Art. 23º Compete a Rede de Proteção, Ministério Público, Poder Judiciário e Autoridade Policial a garantia do disposto nesta Lei, seguindo o fluxo de atendimento descrito no Capítulo V.

Art. 24º O Núcleo Municipal de Escuta Especializada vinculado estruturalmente à Divisão da Rede de Proteção, estará em tempo, por se tratar de uma ação intersetorial, sob responsabilidade da Secretaria Municipal de Assistência Social, Gestão e Trabalho no que diz respeito às orientações técnicas e a execução das ações a serem desenvolvidas. Cabe às políticas de Educação, saúde e segurança pública garantir subsídios complementares à política de assistência social, necessários para a efetivação das ações propostas pelo Núcleo Municipal de Escuta Especializada, em especial ao procedimento de escuta especializada.

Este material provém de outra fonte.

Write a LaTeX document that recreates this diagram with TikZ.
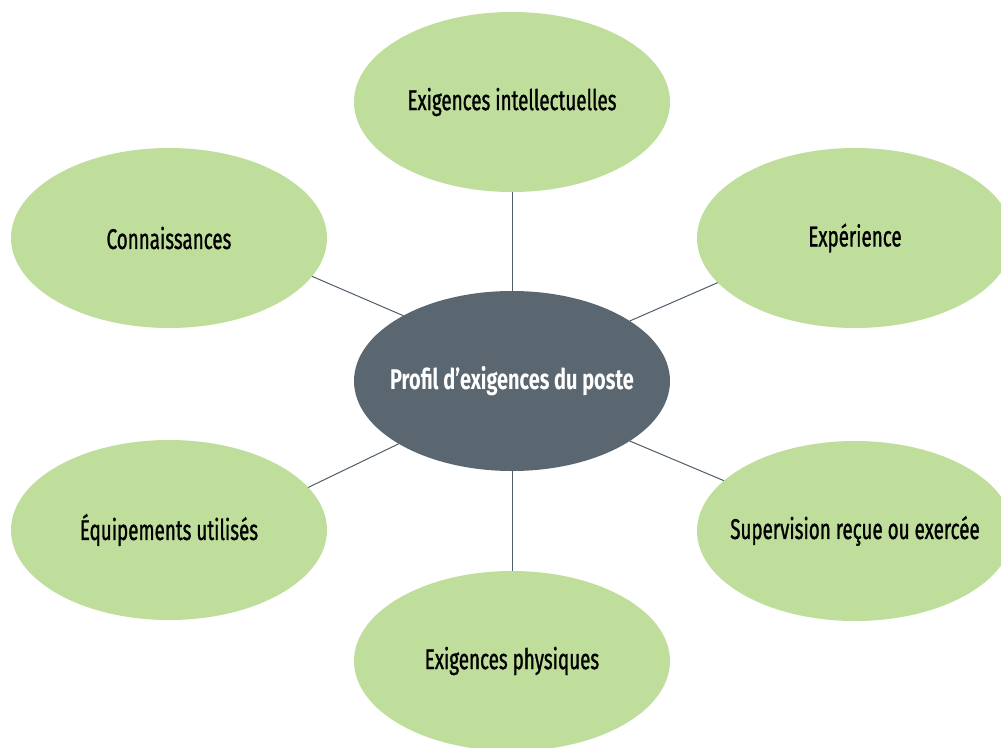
\documentclass[tikz,border=0pt]{standalone}
\usepackage{fontspec}
\setmainfont{Fira Sans}[FakeStretch=0.66, FakeBold=1.0]
\newfontfamily\hubfont{Fira Sans}[FakeStretch=0.70]
\usetikzlibrary{shapes.geometric}
\definecolor{leaf}{RGB}{191,221,155}
\definecolor{slate}{RGB}{90,103,112}
\definecolor{wire}{RGB}{78,93,106}
\newcommand{\zw}[1]{\makebox[0pt]{#1}}
\begin{document}
\begin{tikzpicture}[x=1pt,y=-1pt,
  bubble/.style={ellipse, fill=leaf, minimum width=316pt, minimum height=180pt,
    inner sep=0pt, outer sep=0pt, text=black, font=\fontsize{28.5}{30}\selectfont},
  hub/.style={bubble, fill=slate, text=white, font=\hubfont\bfseries\fontsize{28.5}{30}\selectfont},
  link/.style={draw=wire, line width=1pt}]
\useasboundingbox (0,0) rectangle (1001,747);
\clip (0,0) rectangle (1001,747);
\node[hub] (c) at (512,381) {\zw{Profil d’exigences du poste}};
\node[bubble] (t) at (512,102) {\zw{Exigences intellectuelles}};
\node[bubble] (lt) at (169,238) {\zw{Connaissances}};
\node[bubble] (rt) at (855,238) {\zw{Expérience}};
\node[bubble] (lb) at (169,530) {\zw{Équipements utilisés}};
\node[bubble] (rb) at (855,531) {\zw{Supervision reçue ou exercée}};
\node[bubble] (b) at (512,661) {\zw{Exigences physiques}};
\draw[link] (c.90) -- (t.270);
\draw[link] (c.270) -- (b.90);
\draw[link] (c.149.5) -- (lt.-15.7);
\draw[link] (c.27.7) -- (rt.198.4);
\draw[link] (c.209.7) -- (lb.17.2);
\draw[link] (c.-27) -- (rb.159.8);
\end{tikzpicture}
\end{document}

Art. 25º O Conselho Municipal dos Direitos da Criança e do Adolescente – CMDCA deverá instituir um Comitê de Gestão Colegiada da Rede de Cuidado e de Proteção Social de Crianças e adolescentes vítimas ou testemunhas de violência composto por representantes das políticas públicas da rede de atendimento a criança e ao adolescente e do próprio CMDCA com a finalidade de articular, mobilizar, planejar, acompanhar e avaliar as ações da rede intersetorial, além de colaborar para a definição dos fluxos de atendimento e o aprimoramento da integração do referido Comitê dentre outras atribuições previstas pelo artigo 9º do Decreto 9.603/2018.

Art. 26º Compete ao Conselho Municipal dos Direitos da Criança e do Adolescente – CMDCA assessorado pelo Comitê de Gestão Colegiada da Rede de Cuidado e de Proteção Social de Crianças e Adolescentes Vítimas ou Testemunhas de Violência monitorar a efetivação do fluxo proposto por esta Lei, a fim de garantir que crianças e adolescentes vítimas ou testemunhas de violência recebam o atendimento necessário de qualidade e de forma a evitar o processo de revitimização.

Art. 27º Esta Lei entra em vigor a partir da data de sua publicação, revogadas as disposições em contrário.

Prefeitura Municipal de Planalto da Serra, Mato Grosso, em 18 de abril de 2024.